Dicen de Davies que en el vestir se escaqueaba de las modas y que tenía una voz, entre ronca y potente, muy característica; esa personalidad es la que transmite en sus textos: mucha libertad a la hora de hablar, sin tapujos pero con ternura, de sus personajes; independencia en el estilo y respecto a las convenciones, y un humor muy poderoso. Poderoso y, paradójicamente, apto para un público muy amplio.
Su propia experiencia vital influyó de manera clara en los protagonistas de sus textos: él fue actor y productor de teatro, periodista, profesor de literatura… son los oficios de los personajes, que él nos presenta con su genialidad, su frivolidad, su amor propio y sus, más o menos ocasionales, ridiculeces.

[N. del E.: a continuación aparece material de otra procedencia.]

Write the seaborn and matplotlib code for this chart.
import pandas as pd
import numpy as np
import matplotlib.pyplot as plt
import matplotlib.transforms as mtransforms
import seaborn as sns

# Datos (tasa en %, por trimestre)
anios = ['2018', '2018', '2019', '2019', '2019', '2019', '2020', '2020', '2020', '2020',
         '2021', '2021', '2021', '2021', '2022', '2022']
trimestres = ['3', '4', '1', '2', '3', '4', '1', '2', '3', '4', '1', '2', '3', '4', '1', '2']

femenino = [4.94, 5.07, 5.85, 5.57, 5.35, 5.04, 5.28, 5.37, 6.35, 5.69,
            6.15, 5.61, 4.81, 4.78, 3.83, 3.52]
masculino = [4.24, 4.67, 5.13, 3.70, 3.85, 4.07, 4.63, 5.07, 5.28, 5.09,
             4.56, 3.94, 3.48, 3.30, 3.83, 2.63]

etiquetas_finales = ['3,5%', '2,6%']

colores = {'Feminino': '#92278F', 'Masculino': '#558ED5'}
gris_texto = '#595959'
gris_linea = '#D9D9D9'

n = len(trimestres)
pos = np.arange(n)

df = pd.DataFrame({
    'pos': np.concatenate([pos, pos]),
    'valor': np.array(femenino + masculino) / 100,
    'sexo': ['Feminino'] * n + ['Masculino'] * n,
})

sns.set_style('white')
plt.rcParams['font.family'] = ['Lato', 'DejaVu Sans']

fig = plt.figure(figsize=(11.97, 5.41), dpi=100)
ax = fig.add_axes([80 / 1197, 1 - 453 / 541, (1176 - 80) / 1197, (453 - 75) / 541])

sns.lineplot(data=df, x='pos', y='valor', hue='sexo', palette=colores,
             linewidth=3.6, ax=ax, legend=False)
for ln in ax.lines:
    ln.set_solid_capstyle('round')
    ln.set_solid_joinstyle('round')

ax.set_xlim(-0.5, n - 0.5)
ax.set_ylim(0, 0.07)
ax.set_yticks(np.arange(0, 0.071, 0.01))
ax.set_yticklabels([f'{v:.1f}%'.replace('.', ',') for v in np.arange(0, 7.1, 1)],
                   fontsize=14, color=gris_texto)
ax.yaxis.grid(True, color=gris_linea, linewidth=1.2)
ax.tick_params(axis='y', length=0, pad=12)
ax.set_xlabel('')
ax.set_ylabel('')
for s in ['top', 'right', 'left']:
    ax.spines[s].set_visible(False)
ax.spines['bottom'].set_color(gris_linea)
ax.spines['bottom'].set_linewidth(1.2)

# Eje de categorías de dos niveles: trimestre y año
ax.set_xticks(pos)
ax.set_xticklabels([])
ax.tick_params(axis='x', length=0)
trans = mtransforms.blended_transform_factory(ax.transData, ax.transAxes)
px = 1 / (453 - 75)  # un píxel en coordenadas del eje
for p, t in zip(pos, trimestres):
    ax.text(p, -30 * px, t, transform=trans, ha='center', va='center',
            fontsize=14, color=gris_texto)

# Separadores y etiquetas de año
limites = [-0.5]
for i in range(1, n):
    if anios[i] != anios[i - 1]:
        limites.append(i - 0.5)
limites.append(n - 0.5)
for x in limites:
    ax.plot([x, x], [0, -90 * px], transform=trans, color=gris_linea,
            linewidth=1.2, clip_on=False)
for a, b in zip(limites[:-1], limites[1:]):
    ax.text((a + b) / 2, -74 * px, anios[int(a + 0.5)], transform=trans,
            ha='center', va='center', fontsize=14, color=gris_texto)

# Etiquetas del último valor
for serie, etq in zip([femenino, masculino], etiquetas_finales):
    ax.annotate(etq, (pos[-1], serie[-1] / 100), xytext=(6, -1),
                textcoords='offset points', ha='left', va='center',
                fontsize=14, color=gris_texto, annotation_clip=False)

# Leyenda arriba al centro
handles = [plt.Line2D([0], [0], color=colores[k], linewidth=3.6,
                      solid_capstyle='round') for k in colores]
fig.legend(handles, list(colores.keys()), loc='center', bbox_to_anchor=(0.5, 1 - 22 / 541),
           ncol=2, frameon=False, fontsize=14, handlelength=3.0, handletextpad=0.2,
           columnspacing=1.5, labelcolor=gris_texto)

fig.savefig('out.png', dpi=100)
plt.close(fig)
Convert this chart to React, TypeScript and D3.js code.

Leyéndolo pensamos que nos gustaría tener la capacidad de mirar así la vida, reírnos a su manera de lo que sale mal y sacar su punta cómica a los momentos de hartazgo. Davies fue un narrador de oro, un escritor vital al que imaginamos algo escéptico, buen observador y escuchante, y como un señor muy libre que duda de que pueda serlo del todo. En sus novelas parece darse una lucha entre el destino definido y el libre albedrío: un demiurgo mueve los hilos de modo que sus personajes estén a punto de ahogarse pero, en el último minuto, les salven con los primeros auxilios.
Quizá sea buena idea que los novatos se inicien en Davies con la Trilogía de Deptford, formada por El quinto en discordia, Mantícora y El mundo de los prodigios, sobre lo que un millonario tiene por dentro y lo que se encuentra por fuera, pero tenemos debilidad por la Trilogía de Salterton, una ciudad canadiense imaginaria en la que conviven personajes entrañables y desquiciantes reunidos ocasionalmente por la religión, el teatro o la música. Su desorden interior forma parte del orden del mundo; Davies lo entendió con lucidez y nos lo contó con picardía.